And for once I was SuperMom

Friday, September 13, 2013

Am I There Yet?

My last post started a bit of a discussion on Facebook, the women debating are people I respect and value as being thoughtful.  One pointed out that the fact that we are still discussing a girl's 'coming of age' without the male sphere of influence means that we are still very far from being independent from that sphere.

My heart sunk as I read her words, I know that she's right.  We're still talking about this crap.  Men don't have to defend their autonomy.  We still seem to need to.

I reflected on those few years after college where I came into my own, I do remember how much I longed to be in a relationship.  Makes me sad that I wasted so much mental energy on that desire.  But aren't we made that way?  Aren't we made to be in relationship?  Do men crave it just as much women?

I remember a moment where I was completing a backpacking training course, one of our teachers asked us if we felt like we were adults yet.  My hand went up half mast, bent at the elbow, a question waving in mid air.  I was dating the man that I knew I was going to marry.  I was 24.  Shouldn't I be an adult by now?  With my hand still aloft I decided that by the end of that summer I would be an adult.  Not because of that man that I would marry, but because I felt like getting married was a pretty adult decision and shouldn't I be one before I make that commitment?

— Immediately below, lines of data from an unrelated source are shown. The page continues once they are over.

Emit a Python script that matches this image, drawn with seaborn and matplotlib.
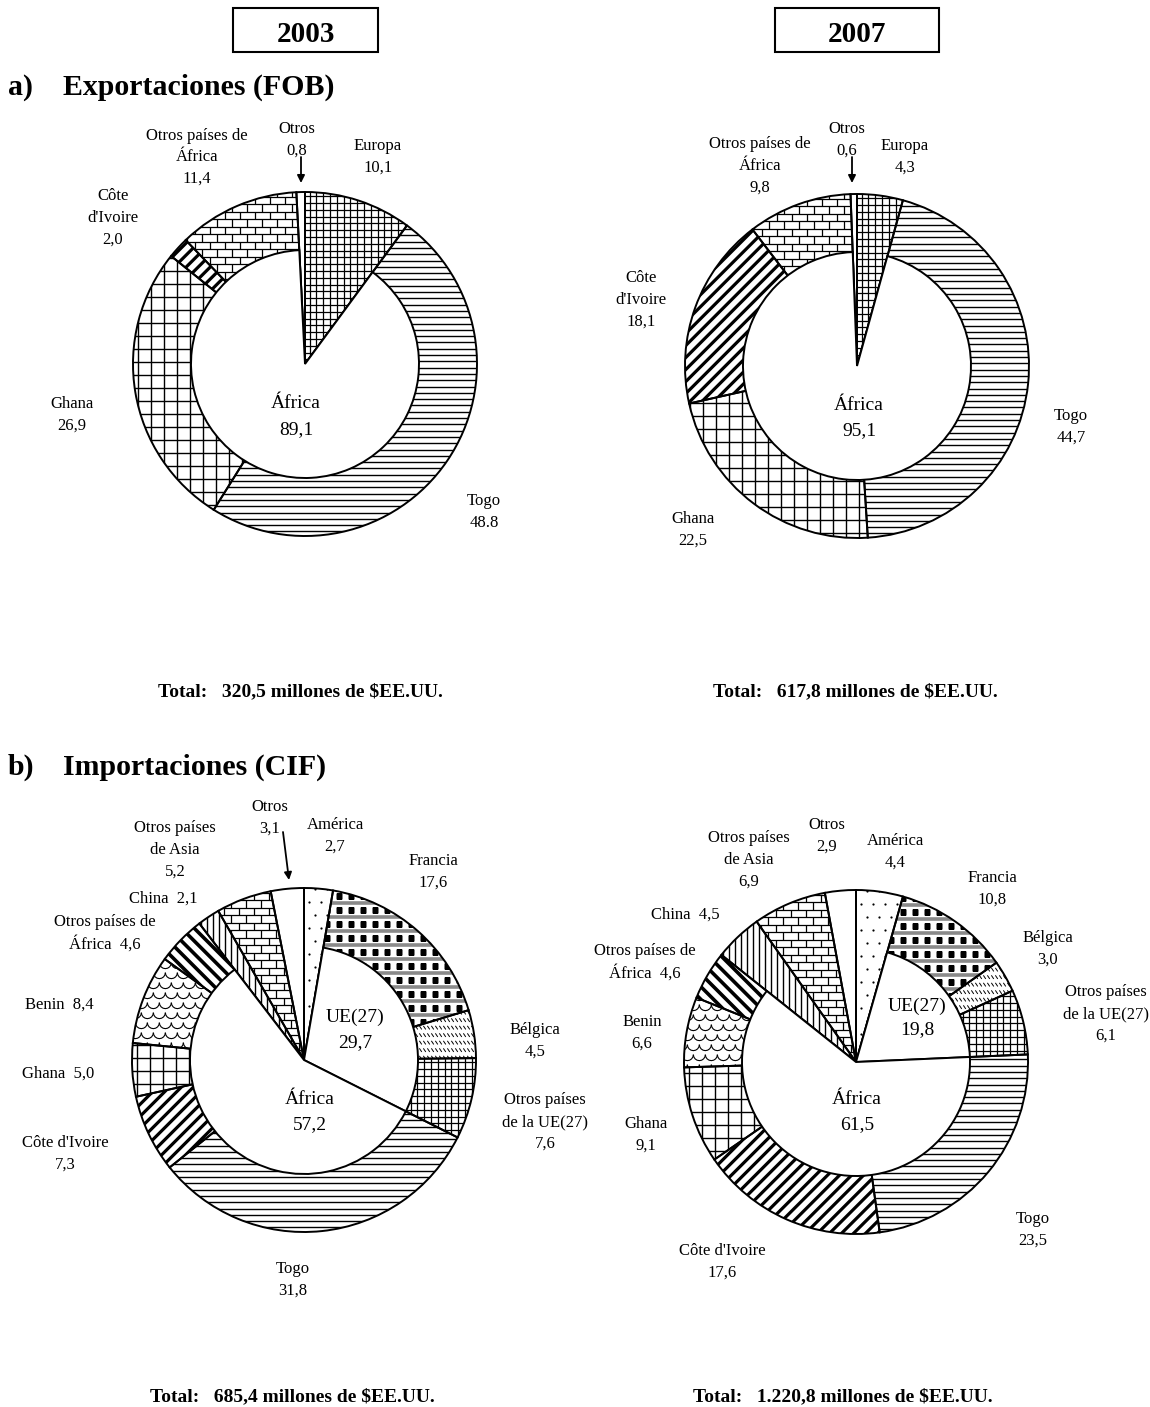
import numpy as np
import matplotlib
matplotlib.use("Agg")
import matplotlib.pyplot as plt
import seaborn as sns
from matplotlib.collections import LineCollection
from matplotlib.patches import Rectangle

sns.set_theme(style="white")
plt.rcParams['font.family'] = ['Liberation Serif', 'DejaVu Serif']

# ---------------- data ----------------
exp_cats = ['Europa', 'Togo', 'Ghana', "Côte d'Ivoire", 'Otros países de África', 'Otros']
exp_2003 = [10.1, 48.8, 26.9, 2.0, 11.4, 0.8]
exp_2007 = [4.3, 44.7, 22.5, 18.1, 9.8, 0.6]
exp_group_of = [0, 1, 1, 1, 1, 2]          # Europa | África | Otros
exp_group_sub = [False, True, False]
exp_africa = [89.1, 95.1]

imp_cats = ['América', 'Francia', 'Bélgica', 'Otros países de la UE(27)', 'Togo',
            "Côte d'Ivoire", 'Ghana', 'Benin', 'Otros países de África', 'China',
            'Otros países de Asia', 'Otros']
imp_2003 = [2.7, 17.6, 4.5, 7.6, 31.8, 7.3, 5.0, 8.4, 4.6, 2.1, 5.2, 3.1]
imp_2007 = [4.4, 10.8, 3.0, 6.1, 23.5, 17.6, 9.1, 6.6, 4.6, 4.5, 6.9, 2.9]
imp_group_of = [0, 1, 1, 1, 2, 2, 2, 2, 2, 3, 4, 5]  # América | UE | África | China | Asia | Otros
imp_group_sub = [False, True, True, False, False, False]
imp_ue = [29.7, 19.8]
imp_africa = [57.2, 61.5]

totals = ['320,5', '617,8', '685,4', '1.220,8']
years = ['2003', '2007']

# ---------------- styling ----------------
exp_pats = ['fine', 'hlines', 'grid', 'diag', 'brick', 'white']
imp_pats = ['dots', 'francia', 'belgica', 'fine', 'hlines', 'diag', 'grid', 'benin',
            'back', 'vlines', 'brick', 'white']

exp_names_03 = ['Europa\n', 'Togo\n', 'Ghana\n', "Côte\nd'Ivoire\n", 'Otros países de\nÁfrica\n', 'Otros\n']
exp_names_07 = exp_names_03
imp_names_03 = ['América\n', 'Francia\n', 'Bélgica\n', 'Otros países\nde la UE(27)\n', 'Togo\n',
                "Côte d'Ivoire\n", 'Ghana  ', 'Benin  ', 'Otros países de\nÁfrica  ', 'China  ',
                'Otros países\nde Asia\n', 'Otros\n']
imp_names_07 = ['América\n', 'Francia\n', 'Bélgica\n', 'Otros países\nde la UE(27)\n', 'Togo\n',
                "Côte d'Ivoire\n", 'Ghana\n', 'Benin\n', 'Otros países de\nÁfrica  ', 'China  ',
                'Otros países\nde Asia\n', 'Otros\n']

R_PX = 172.0
RIN = 114.0 / R_PX
EXT = 1.12


def u(px):
    return px / R_PX


def fmt(v, sep=','):
    return f"{v:.1f}".replace('.', sep)


def hsegs(sp):
    return [[(-EXT, y), (EXT, y)] for y in np.arange(-EXT, EXT, u(sp))]


def vsegs(sp):
    return [[(x, -EXT), (x, EXT)] for x in np.arange(-EXT, EXT, u(sp))]


def dsegs(sp, sign):
    step = u(sp) * np.sqrt(2)
    out = []
    for c in np.arange(-2 * EXT, 2 * EXT, step):
        if sign > 0:
            out.append([(-EXT, -EXT + c), (EXT, EXT + c)])
        else:
            out.append([(-EXT, EXT + c), (EXT, -EXT + c)])
    return out


def bricksegs(h, w):
    segs = []
    ys = np.arange(-EXT, EXT, u(h))
    for k, y in enumerate(ys):
        segs.append([(-EXT, y), (EXT, y)])
        off = (k % 2) * u(w) / 2
        for x in np.arange(-EXT + off, EXT, u(w)):
            segs.append([(x, y), (x, y + u(h))])
    return segs


def scalesegs(h, w):
    t = np.linspace(np.pi, 2 * np.pi, 9)
    r = u(w) / 2
    out = []
    for k, y in enumerate(np.arange(-EXT, EXT, u(h))):
        off = (k % 2) * u(w) / 2
        for x in np.arange(-EXT + off, EXT, u(w)):
            out.append(np.column_stack([x + r * np.cos(t), y + r * np.sin(t)]))
    return out


def dashsegs(h, w):
    out = []
    for y in np.arange(-EXT, EXT, u(h)):
        for x in np.arange(-EXT, EXT, u(w)):
            out.append([(x, y + u(1.8)), (x + u(2.4), y - u(1.8))])
    return out


def grid_pts(sx, sy, stagger=True, yoff=0.0):
    xs, ys = [], []
    for k, y in enumerate(np.arange(-EXT, EXT, u(sy))):
        off = (k % 2) * u(sx) / 2 if stagger else 0.0
        for x in np.arange(-EXT + off, EXT, u(sx)):
            xs.append(x)
            ys.append(y + u(yoff))
    return xs, ys


def add_lc(ax, segs, clip, lw, color='black'):
    lc = LineCollection(segs, colors=color, linewidths=lw, zorder=2, capstyle='butt')
    ax.add_collection(lc)
    lc.set_clip_path(clip)


def draw_pattern(ax, wedge, kind):
    if kind == 'hlines':
        add_lc(ax, hsegs(6.3), wedge, 1.0)
    elif kind == 'vlines':
        add_lc(ax, vsegs(6.0), wedge, 1.0)
    elif kind == 'grid':
        add_lc(ax, hsegs(13) + vsegs(13), wedge, 1.0)
    elif kind == 'fine':
        add_lc(ax, hsegs(6.8) + vsegs(6.8), wedge, 0.9)
    elif kind == 'diag':
        add_lc(ax, dsegs(8.5, 1), wedge, 2.3)
    elif kind == 'back':
        add_lc(ax, dsegs(9.0, -1), wedge, 2.6)
    elif kind == 'brick':
        add_lc(ax, bricksegs(7.5, 15), wedge, 0.9)
    elif kind == 'benin':
        add_lc(ax, scalesegs(10, 12), wedge, 0.8)
    elif kind == 'belgica':
        add_lc(ax, dashsegs(7.5, 4.0), wedge, 0.7)
    elif kind == 'dots':
        xs, ys = grid_pts(12, 13)
        ln, = ax.plot(xs, ys, linestyle='none', marker='o', ms=1.6, mfc='black',
                      mec='none', zorder=2)
        ln.set_clip_path(wedge)
    elif kind == 'francia':
        add_lc(ax, hsegs(14), wedge, 2.6, color='#8a8a8a')
        xs, ys = grid_pts(12, 14, stagger=False, yoff=7)
        ln, = ax.plot(xs, ys, linestyle='none', marker='s', ms=4.3, mfc='black',
                      mec='none', zorder=2)
        ln.set_clip_path(wedge)


def donut(fig, cx, cy, vals, group_of, group_sub, pats):
    S = 190.0
    ax = fig.add_axes([(cx - S) / 1150, 1 - (cy + S) / 1407, 2 * S / 1150, 2 * S / 1407])
    kw = dict(startangle=90, counterclock=False, radius=1.0)
    fills, _ = ax.pie(vals, colors=['white'] * len(vals),
                      wedgeprops=dict(edgecolor='none', linewidth=0), **kw)
    for w, p in zip(fills, pats):
        w.set_zorder(1)
        if p != 'white':
            draw_pattern(ax, w, p)
    edges, _ = ax.pie(vals, wedgeprops=dict(fill=False, edgecolor='black', linewidth=1.4), **kw)
    for w in edges:
        w.set_zorder(3)
    ng = len(group_sub)
    inner = [sum(v for v, g in zip(vals, group_of) if g == k) for k in range(ng)]
    ins, _ = ax.pie(inner, colors=['white'] * ng, radius=RIN, startangle=90, counterclock=False,
                    wedgeprops=dict(edgecolor='black', linewidth=1.4))
    for w, sub in zip(ins, group_sub):
        w.set_zorder(4)
        if not sub:
            w.set_visible(False)
    lim = S / R_PX
    ax.set_xlim(-lim, lim)
    ax.set_ylim(-lim, lim)
    ax.set_aspect('equal')
    ax.axis('off')
    return ax


fig = plt.figure(figsize=(11.5, 14.07), dpi=100)

charts = [
    dict(cx=305, cy=364, vals=exp_2003, g=exp_group_of, sub=exp_group_sub, pats=exp_pats),
    dict(cx=857, cy=366, vals=exp_2007, g=exp_group_of, sub=exp_group_sub, pats=exp_pats),
    dict(cx=304, cy=1060, vals=imp_2003, g=imp_group_of, sub=imp_group_sub, pats=imp_pats),
    dict(cx=856, cy=1062, vals=imp_2007, g=imp_group_of, sub=imp_group_sub, pats=imp_pats),
]
for c in charts:
    donut(fig, c['cx'], c['cy'], c['vals'], c['g'], c['sub'], c['pats'])

# ---------------- overlay for text ----------------
ov = fig.add_axes([0, 0, 1, 1], zorder=10)
ov.set_xlim(0, 1150)
ov.set_ylim(1407, 0)
ov.axis('off')
ov.patch.set_alpha(0)


def put(x, y, text, size=12, dy=21.5, weight='normal', ha='center'):
    lines = text.split('\n')
    n = len(lines)
    for i, ln in enumerate(lines):
        ov.text(x, y + (i - (n - 1) / 2) * dy, ln, ha=ha, va='center_baseline',
                fontsize=size, fontweight=weight, color='black')


# year boxes
for (x0, x1), yr in zip([(233, 378), (775, 939)], years):
    ov.add_patch(Rectangle((x0, 8), x1 - x0, 44, fill=False, edgecolor='black', linewidth=1.5))
    put((x0 + x1) / 2, 31, yr, size=21, weight='bold')

# section titles
put(8, 84, 'a)', size=21.5, weight='bold', ha='left')
put(63, 84, 'Exportaciones (FOB)', size=21.5, weight='bold', ha='left')
put(8, 764, 'b)', size=21.5, weight='bold', ha='left')
put(63, 764, 'Importaciones (CIF)', size=21.5, weight='bold', ha='left')

# category labels
pos_e03 = [(378, 155), (484, 510), (72, 413), (113, 216), (197, 155), (297, 138)]
pos_e07 = [(905, 155), (1071, 425), (693, 528), (641, 298), (760, 164), (847, 138)]
pos_i03 = [(335, 834), (433, 870), (535, 1039), (545, 1120), (293, 1278), (65, 1152),
           (58, 1072), (59, 1003), (105, 931), (163, 897), (175, 848), (270, 816)]
pos_i07 = [(895, 850), (992, 887), (1048, 947), (1106, 1012), (1033, 1228), (722, 1260),
           (646, 1133), (642, 1031), (645, 960), (685, 913), (749, 858), (827, 834)]

for names, vals, pos in [(exp_names_03, exp_2003, pos_e03), (exp_names_07, exp_2007, pos_e07),
                         (imp_names_03, imp_2003, pos_i03), (imp_names_07, imp_2007, pos_i07)]:
    for nm, v, (x, y) in zip(names, vals, pos):
        sep = '.' if (vals is exp_2003 and nm.startswith('Togo')) else ','
        put(x, y, nm + fmt(v, sep))

# group labels
put(296, 415, 'África\n' + fmt(exp_africa[0]), size=14, dy=26)
put(859, 416, 'África\n' + fmt(exp_africa[1]), size=14, dy=26)
put(355, 1028, 'UE(27)\n' + fmt(imp_ue[0]), size=14, dy=26)
put(917, 1016, 'UE(27)\n' + fmt(imp_ue[1]), size=14, dy=24)
put(310, 1110, 'África\n' + fmt(imp_africa[0]), size=14, dy=26)
put(857, 1110, 'África\n' + fmt(imp_africa[1]), size=14, dy=26)

# arrows for "Otros"
for (x0, y0), (x1, y1) in [((301, 157), (301, 183)), ((852, 157), (852, 183)),
                           ((283, 832), (289, 880))]:
    ov.annotate('', xy=(x1, y1), xytext=(x0, y0),
                arrowprops=dict(arrowstyle='-|>', color='black', lw=1.3, mutation_scale=11,
                                shrinkA=0, shrinkB=0))

# totals
for (x, y), t in zip([(300, 690), (855, 690), (292, 1395), (843, 1395)], totals):
    put(x, y, f'Total:   {t} millones de $EE.UU.', size=14, weight='bold')

fig.savefig('out.png', dpi=100, facecolor='white')
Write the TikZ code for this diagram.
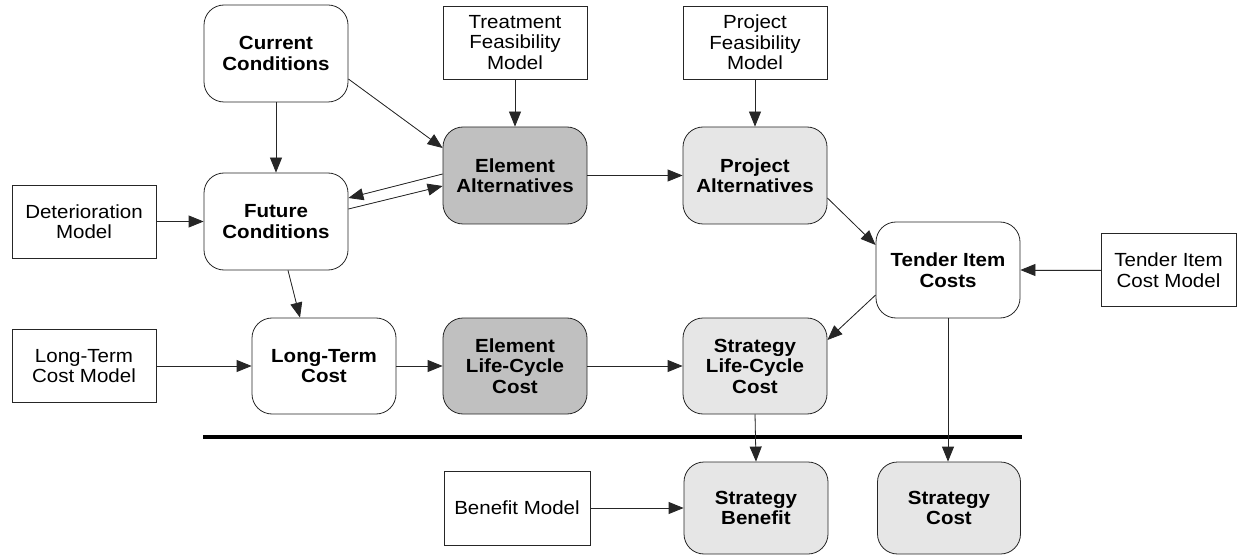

The more I read the responses that people send me the more I wonder about much our focus on individualism has hurt us.  So many young adults don't know when they become an adult.  We crow so much about making our own journey we forget that we all journey, and that we are still in this together.  America is not a group of random people all sharing the same borders, we are a community.  Whether we realize it or not.  It should be the role of those in the community to say, 'Yes, you are an adult now.'

In Romania you are not considered an adult until you are married and have children.  In our culture we can't say something like that, because that excludes people that have chosen to stay single, or stay in a relationship but remain unmarried, or gay people who cannot get married, or those that have chosen not to have children, or are infertile.  So what are our markers?  A few mentioned 'work.'  Being tired after 'work,' or 'working' in a cubicle.  Does that make us adults?  We are so work focused in our nation that being dedicated to your work surely does make you an adult.  That seems to be what we value the most, considering our unfriendly policies towards paternity and maternity leave.  We don't value children much because they don't make money and they get in the way of our individual autonomy.

My husband worked with an organization in Kenya that led rites of passage for youth in the city of Nairobi.  As Kenyans have moved into urban environments they were missing out on their tribal rites of passage, causing youth to go morally adrift.  So this organization stated that the church should be the 'new tribe' and provide youth with meaningful rites of passage into adulthood.

I keep thinking about the public deconstruction of these girls becoming women, I know that some of my friends certainly experimented sexually and I doubt they would say that made them an adult.  Most of the responses I've seen were similar to my own; realization of self, and financial independence.  I see a happy disconnect; art is not imitating life nor is life imitating art.  Maybe the media is not as powerful as we think it is.